=== Listed records ===

★ ★ ★ ★

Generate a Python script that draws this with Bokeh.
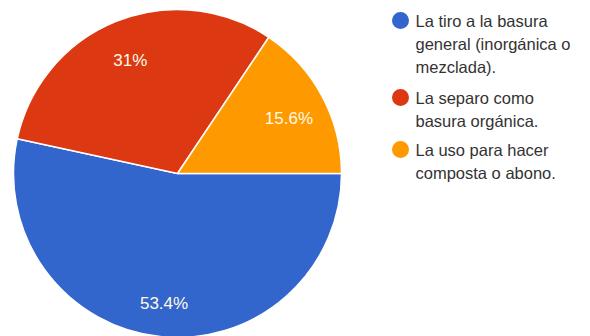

★ ★ ★ ★

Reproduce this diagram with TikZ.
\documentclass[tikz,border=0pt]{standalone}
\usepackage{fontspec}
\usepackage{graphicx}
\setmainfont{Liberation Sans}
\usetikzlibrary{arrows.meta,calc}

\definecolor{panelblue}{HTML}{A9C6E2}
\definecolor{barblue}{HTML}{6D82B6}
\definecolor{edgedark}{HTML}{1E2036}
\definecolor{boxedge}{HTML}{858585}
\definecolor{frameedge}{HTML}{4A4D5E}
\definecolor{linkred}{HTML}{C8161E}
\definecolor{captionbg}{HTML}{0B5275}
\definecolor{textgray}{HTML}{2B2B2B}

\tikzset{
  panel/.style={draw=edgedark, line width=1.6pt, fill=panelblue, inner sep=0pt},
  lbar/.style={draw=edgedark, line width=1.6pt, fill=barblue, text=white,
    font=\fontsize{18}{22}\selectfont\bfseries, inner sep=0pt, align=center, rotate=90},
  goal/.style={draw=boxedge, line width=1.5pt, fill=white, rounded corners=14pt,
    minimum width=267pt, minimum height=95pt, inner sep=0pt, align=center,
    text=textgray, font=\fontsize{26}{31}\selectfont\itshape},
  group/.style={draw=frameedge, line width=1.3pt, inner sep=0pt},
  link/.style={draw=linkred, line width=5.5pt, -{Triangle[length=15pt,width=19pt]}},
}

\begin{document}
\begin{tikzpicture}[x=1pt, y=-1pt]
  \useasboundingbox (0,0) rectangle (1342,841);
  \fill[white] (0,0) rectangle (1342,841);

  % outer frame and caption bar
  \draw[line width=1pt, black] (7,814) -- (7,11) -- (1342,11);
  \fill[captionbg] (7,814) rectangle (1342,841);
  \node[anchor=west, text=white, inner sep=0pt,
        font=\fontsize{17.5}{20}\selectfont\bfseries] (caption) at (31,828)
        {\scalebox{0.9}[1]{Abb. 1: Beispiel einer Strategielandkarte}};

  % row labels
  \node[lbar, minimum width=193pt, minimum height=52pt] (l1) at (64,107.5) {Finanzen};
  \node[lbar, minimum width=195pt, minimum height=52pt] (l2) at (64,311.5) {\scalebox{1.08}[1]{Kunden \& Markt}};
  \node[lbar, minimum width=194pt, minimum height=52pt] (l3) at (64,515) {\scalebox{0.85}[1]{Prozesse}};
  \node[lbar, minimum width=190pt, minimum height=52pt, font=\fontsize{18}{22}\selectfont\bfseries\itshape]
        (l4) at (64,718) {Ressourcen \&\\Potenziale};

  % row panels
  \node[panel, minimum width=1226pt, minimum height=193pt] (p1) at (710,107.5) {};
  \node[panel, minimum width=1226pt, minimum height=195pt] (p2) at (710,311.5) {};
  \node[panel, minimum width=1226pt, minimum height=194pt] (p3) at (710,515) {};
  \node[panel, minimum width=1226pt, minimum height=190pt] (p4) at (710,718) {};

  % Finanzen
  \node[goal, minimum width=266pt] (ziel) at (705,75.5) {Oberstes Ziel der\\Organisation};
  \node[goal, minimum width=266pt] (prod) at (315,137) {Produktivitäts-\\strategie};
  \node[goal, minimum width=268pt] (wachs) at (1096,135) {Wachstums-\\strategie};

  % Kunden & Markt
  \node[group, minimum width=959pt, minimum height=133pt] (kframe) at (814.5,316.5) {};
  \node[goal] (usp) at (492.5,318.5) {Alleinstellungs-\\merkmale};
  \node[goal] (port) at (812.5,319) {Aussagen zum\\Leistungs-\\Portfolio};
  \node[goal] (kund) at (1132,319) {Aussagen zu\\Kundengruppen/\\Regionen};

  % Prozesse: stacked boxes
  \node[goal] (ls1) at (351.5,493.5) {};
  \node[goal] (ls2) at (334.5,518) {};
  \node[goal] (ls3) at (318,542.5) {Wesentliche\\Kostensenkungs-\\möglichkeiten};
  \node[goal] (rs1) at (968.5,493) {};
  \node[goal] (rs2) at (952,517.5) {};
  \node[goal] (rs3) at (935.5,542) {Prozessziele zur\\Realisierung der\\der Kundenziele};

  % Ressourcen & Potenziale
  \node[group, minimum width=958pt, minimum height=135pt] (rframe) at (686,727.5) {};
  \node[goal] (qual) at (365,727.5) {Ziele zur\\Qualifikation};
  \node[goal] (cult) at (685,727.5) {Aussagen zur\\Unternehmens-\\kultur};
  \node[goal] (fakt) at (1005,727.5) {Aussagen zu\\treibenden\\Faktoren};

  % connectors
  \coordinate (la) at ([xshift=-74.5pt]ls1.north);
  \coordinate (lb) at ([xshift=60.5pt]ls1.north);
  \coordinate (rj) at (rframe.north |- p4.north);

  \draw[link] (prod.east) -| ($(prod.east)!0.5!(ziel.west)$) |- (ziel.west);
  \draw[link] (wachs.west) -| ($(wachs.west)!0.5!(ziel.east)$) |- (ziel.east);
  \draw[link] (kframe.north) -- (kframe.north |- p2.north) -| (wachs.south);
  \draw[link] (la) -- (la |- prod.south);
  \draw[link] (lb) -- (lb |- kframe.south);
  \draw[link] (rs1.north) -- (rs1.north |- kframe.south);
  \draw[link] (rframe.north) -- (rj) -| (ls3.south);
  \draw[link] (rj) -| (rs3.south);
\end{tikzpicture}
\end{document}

★ ★ ★ ★

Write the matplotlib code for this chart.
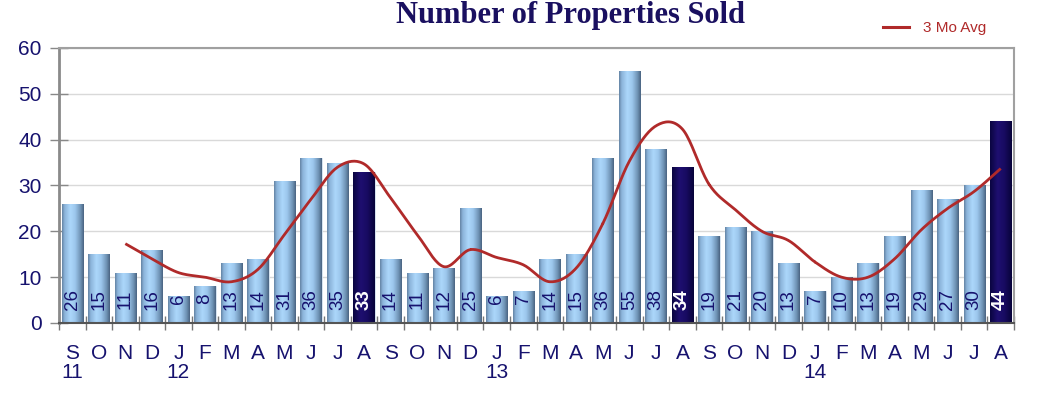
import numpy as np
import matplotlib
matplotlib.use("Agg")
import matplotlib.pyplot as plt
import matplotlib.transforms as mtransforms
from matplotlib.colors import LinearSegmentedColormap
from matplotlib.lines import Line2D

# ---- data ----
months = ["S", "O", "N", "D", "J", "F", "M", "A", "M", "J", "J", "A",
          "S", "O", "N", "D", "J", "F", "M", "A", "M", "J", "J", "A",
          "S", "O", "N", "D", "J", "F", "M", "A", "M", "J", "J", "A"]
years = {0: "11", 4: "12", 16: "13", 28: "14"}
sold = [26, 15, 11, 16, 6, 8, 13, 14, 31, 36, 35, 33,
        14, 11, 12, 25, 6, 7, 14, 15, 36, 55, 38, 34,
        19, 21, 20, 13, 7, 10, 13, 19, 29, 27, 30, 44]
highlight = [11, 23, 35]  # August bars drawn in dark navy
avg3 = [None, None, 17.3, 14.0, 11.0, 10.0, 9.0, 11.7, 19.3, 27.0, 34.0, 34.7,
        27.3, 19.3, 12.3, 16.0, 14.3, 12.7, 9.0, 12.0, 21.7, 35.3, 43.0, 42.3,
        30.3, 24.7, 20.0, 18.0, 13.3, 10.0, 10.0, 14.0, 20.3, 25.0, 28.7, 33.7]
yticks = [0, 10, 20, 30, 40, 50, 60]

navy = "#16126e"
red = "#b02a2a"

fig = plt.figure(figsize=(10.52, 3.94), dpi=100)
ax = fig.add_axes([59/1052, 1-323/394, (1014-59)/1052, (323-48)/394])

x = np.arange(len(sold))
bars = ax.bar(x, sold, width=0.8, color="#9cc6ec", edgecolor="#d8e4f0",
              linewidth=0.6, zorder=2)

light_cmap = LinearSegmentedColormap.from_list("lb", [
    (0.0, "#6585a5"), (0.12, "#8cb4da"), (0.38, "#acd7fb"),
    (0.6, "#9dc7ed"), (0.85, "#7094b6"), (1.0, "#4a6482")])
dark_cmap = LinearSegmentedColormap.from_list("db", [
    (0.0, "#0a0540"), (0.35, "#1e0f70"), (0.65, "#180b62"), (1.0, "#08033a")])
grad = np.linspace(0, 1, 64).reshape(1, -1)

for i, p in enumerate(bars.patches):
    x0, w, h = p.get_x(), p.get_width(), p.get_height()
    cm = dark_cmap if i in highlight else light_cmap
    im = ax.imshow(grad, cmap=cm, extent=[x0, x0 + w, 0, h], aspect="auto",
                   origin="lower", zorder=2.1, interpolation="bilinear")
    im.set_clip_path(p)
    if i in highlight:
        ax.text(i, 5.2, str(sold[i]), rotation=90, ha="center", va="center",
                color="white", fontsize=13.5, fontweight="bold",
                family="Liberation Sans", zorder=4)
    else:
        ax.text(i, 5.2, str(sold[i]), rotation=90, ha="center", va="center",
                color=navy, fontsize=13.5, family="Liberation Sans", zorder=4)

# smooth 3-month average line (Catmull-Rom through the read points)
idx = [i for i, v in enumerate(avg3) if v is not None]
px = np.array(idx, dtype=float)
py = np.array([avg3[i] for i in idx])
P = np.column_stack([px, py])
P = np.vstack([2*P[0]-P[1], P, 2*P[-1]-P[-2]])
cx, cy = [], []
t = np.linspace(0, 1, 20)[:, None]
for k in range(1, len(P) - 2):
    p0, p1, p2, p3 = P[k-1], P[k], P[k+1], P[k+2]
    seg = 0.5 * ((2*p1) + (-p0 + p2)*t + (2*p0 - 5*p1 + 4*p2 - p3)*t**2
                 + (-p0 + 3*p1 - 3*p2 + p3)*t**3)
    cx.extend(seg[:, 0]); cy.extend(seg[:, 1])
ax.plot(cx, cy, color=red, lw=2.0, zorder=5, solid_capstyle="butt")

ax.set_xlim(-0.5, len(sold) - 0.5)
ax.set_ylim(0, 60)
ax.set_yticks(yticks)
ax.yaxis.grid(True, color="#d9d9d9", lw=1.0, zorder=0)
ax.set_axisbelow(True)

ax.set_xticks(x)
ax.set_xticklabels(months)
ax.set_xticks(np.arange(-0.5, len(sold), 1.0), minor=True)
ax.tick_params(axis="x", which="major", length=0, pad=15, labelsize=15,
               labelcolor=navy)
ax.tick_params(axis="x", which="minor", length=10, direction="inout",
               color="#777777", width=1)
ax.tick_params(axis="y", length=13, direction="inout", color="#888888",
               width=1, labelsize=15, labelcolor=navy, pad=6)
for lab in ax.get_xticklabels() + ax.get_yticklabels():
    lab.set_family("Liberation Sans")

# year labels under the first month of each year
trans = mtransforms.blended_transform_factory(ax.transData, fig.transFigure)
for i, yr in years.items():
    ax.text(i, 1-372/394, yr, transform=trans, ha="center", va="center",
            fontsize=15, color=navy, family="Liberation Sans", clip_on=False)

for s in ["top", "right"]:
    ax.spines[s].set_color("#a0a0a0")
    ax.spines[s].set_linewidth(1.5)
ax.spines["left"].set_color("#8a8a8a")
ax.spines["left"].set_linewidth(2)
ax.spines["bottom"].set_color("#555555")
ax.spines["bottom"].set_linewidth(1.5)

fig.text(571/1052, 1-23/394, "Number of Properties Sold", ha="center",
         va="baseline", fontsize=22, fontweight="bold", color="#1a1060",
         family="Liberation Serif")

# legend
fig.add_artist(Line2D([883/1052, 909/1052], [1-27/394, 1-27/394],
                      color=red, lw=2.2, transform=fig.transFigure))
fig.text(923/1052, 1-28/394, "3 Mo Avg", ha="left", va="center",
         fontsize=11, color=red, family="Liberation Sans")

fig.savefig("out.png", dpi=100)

★ ★ ★ ★

=== Exercise goal ===
Starting at the line that holds "Reproduce this diagram with TikZ.", copy each line exactly and stop after the line that holds "(l4) at (64,718)".

=== Expected answer ===
Reproduce this diagram with TikZ.
\documentclass[tikz,border=0pt]{standalone}
\usepackage{fontspec}
\usepackage{graphicx}
\setmainfont{Liberation Sans}
\usetikzlibrary{arrows.meta,calc}

\definecolor{panelblue}{HTML}{A9C6E2}
\definecolor{barblue}{HTML}{6D82B6}
\definecolor{edgedark}{HTML}{1E2036}
\definecolor{boxedge}{HTML}{858585}
\definecolor{frameedge}{HTML}{4A4D5E}
\definecolor{linkred}{HTML}{C8161E}
\definecolor{captionbg}{HTML}{0B5275}
\definecolor{textgray}{HTML}{2B2B2B}

\tikzset{
  panel/.style={draw=edgedark, line width=1.6pt, fill=panelblue, inner sep=0pt},
  lbar/.style={draw=edgedark, line width=1.6pt, fill=barblue, text=white,
    font=\fontsize{18}{22}\selectfont\bfseries, inner sep=0pt, align=center, rotate=90},
  goal/.style={draw=boxedge, line width=1.5pt, fill=white, rounded corners=14pt,
    minimum width=267pt, minimum height=95pt, inner sep=0pt, align=center,
    text=textgray, font=\fontsize{26}{31}\selectfont\itshape},
  group/.style={draw=frameedge, line width=1.3pt, inner sep=0pt},
  link/.style={draw=linkred, line width=5.5pt, -{Triangle[length=15pt,width=19pt]}},
}

\begin{document}
\begin{tikzpicture}[x=1pt, y=-1pt]
  \useasboundingbox (0,0) rectangle (1342,841);
  \fill[white] (0,0) rectangle (1342,841);

  % outer frame and caption bar
  \draw[line width=1pt, black] (7,814) -- (7,11) -- (1342,11);
  \fill[captionbg] (7,814) rectangle (1342,841);
  \node[anchor=west, text=white, inner sep=0pt,
        font=\fontsize{17.5}{20}\selectfont\bfseries] (caption) at (31,828)
        {\scalebox{0.9}[1]{Abb. 1: Beispiel einer Strategielandkarte}};

  % row labels
  \node[lbar, minimum width=193pt, minimum height=52pt] (l1) at (64,107.5) {Finanzen};
  \node[lbar, minimum width=195pt, minimum height=52pt] (l2) at (64,311.5) {\scalebox{1.08}[1]{Kunden \& Markt}};
  \node[lbar, minimum width=194pt, minimum height=52pt] (l3) at (64,515) {\scalebox{0.85}[1]{Prozesse}};
  \node[lbar, minimum width=190pt, minimum height=52pt, font=\fontsize{18}{22}\selectfont\bfseries\itshape]
        (l4) at (64,718) {Ressourcen \&\\Potenziale};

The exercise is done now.